Determine if contrails will form for a given flight condition:

import openap

# Flight conditions
altitude = 35000  # ft
temperature_isa_deviation = 0  # K

# Get atmospheric conditions
h_m = altitude * openap.aero.ft
pressure = openap.aero.pressure(h_m)
temperature = openap.aero.temperature(h_m, temperature_isa_deviation)

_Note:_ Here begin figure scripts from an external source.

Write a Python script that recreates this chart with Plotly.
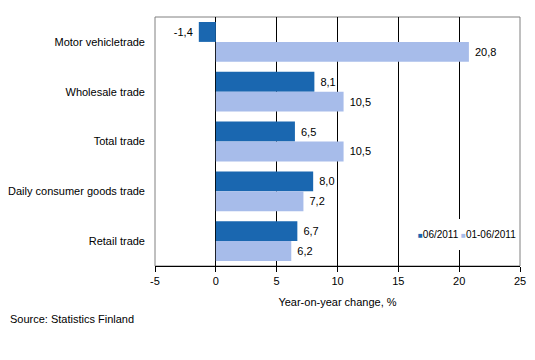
import plotly.graph_objects as go

categories = ["Motor vehicletrade", "Wholesale trade", "Total trade",
              "Daily consumer goods trade", "Retail trade"]
series_names = ["06/2011", "01-06/2011"]
values_0611 = [-1.4, 8.1, 6.5, 8.0, 6.7]
values_0106 = [20.8, 10.5, 10.5, 7.2, 6.2]
x_ticks = [-5, 0, 5, 10, 15, 20, 25]

dark = "#1A67B0"
light = "#A7BCEA"
font = "Liberation Sans, Arial, sans-serif"
NB = "\u00a0"


def label(v):
    s = f"{v:.1f}".replace(".", ",")
    return s + NB if v < 0 else NB + s


fig = go.Figure()
for name, vals, col in [(series_names[0], values_0611, dark),
                        (series_names[1], values_0106, light)]:
    fig.add_trace(go.Bar(
        y=categories, x=vals, name=name, orientation="h",
        marker=dict(color=col, line=dict(width=0)),
        text=[label(v) for v in vals],
        textposition="outside", cliponaxis=False,
        textfont=dict(family=font, size=11, color="black"),
    ))

PW, PH = 365, 249

fig.update_layout(
    width=535, height=360,
    margin=dict(l=155, r=15, t=17, b=94, autoexpand=False),
    paper_bgcolor="white", plot_bgcolor="white",
    barmode="group", bargap=0.2, bargroupgap=0,
    font=dict(family=font, size=11, color="black"),
    showlegend=False,
    xaxis=dict(range=[-5, 25], tickvals=x_ticks, ticktext=[str(t) for t in x_ticks],
               showgrid=True, gridcolor="black", gridwidth=1,
               zeroline=True, zerolinecolor="black", zerolinewidth=1,
               showline=True, linecolor="black", linewidth=1,
               ticks="outside", ticklen=5, tickcolor="black",
               tickfont=dict(size=11), automargin=False,
               title=dict(text="Year-on-year change, %", font=dict(size=11), standoff=12)),
    yaxis=dict(autorange="reversed", showgrid=False, zeroline=False, automargin=False,
               ticks="", ticklabelstandoff=9, tickfont=dict(size=11)),
    shapes=[
        dict(type="rect", xref="paper", yref="paper", x0=0, x1=1, y0=0, y1=1,
             line=dict(color="#808080", width=1), layer="below"),
        dict(type="rect", xref="paper", yref="paper",
             x0=(413-155)/PW, x1=(512-155)/PW, y0=(266-250)/PH, y1=(266-219)/PH,
             fillcolor="white", line=dict(width=0), layer="above"),
    ],
    annotations=[
        dict(text="Source: Statistics Finland", xref="paper", yref="paper",
             x=-147/PW, y=-53/PH, xanchor="left", yanchor="middle",
             showarrow=False, font=dict(size=11)),
        dict(text=f"<span style='color:{dark};font-size:8px'>■</span>{series_names[0]} "
                  f"<span style='color:{light};font-size:8px'>■</span>{series_names[1]}",
             xref="paper", yref="paper", x=(416-155)/PW, y=(266-234)/PH,
             xanchor="left", yanchor="middle", showarrow=False,
             font=dict(size=10)),
    ],
)

fig.write_html("out.html", config={"displayModeBar": False},
               post_script="document.body.style.margin='0';document.body.style.overflow='hidden';")
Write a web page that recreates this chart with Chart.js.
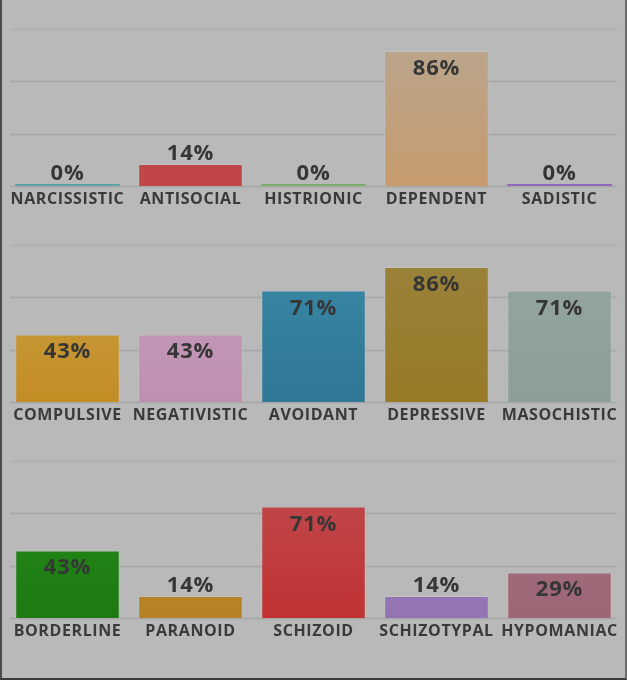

# Calculate critical temperature
T_crit = contrail.critical_temperature_water(pressure, propulsion_efficiency=0.4)

# Check formation
will_form = temperature < T_crit

print(f"Flight level: FL{altitude//100}")
print(f"Pressure: {pressure:.0f} Pa ({pressure/100:.0f} hPa)")
print(f"Ambient temperature: {temperature:.1f} K ({temperature-273.15:.1f} °C)")
print(f"Critical temperature: {T_crit:.1f} K ({T_crit-273.15:.1f} °C)")
print(f"Contrails will form: {will_form}")
Flight level: FL350
Pressure: 23836 Pa (238 hPa)
Ambient temperature: 218.8 K (-54.3 °C)
Critical temperature: 232.3 K (-40.8 °C)
Contrails will form: True

7.8 Loading OLR Data

For climate impact calculations with real atmospheric data, use load_olr to interpolate OLR from netCDF files:

# Load OLR data (requires xarray)
olr_values = contrail.load_olr(
    filepath="path/to/olr_data.nc",
    lat=52.3,    # latitude
    lon=4.8,     # longitude
    time="2024-01-15T12:00:00"
)

7.9 Physical Constants

The module provides several physical constants used in the calculations:

Constant Value Unit Description
ei_water 1.2232 kg/kg Water vapor emission index
spec_combustion_heat 43×10⁶ J/kg Specific combustion heat of jet fuel
gas_constant_water_vapor 461.51 J/(kg·K) Gas constant for water vapor
gas_constant_dry_air 287.05 J/(kg·K) Gas constant for dry air

7.10 References

  • Murphy, D. M. and Koop, T. (2005). Review of the vapour pressures of ice and supercooled water for atmospheric applications. Q. J. R. Meteorol. Soc., 131, 1539-1565.
  • Schumann, U. (1996). On conditions for contrail formation from aircraft exhausts. Meteorol. Z., 5, 4-23.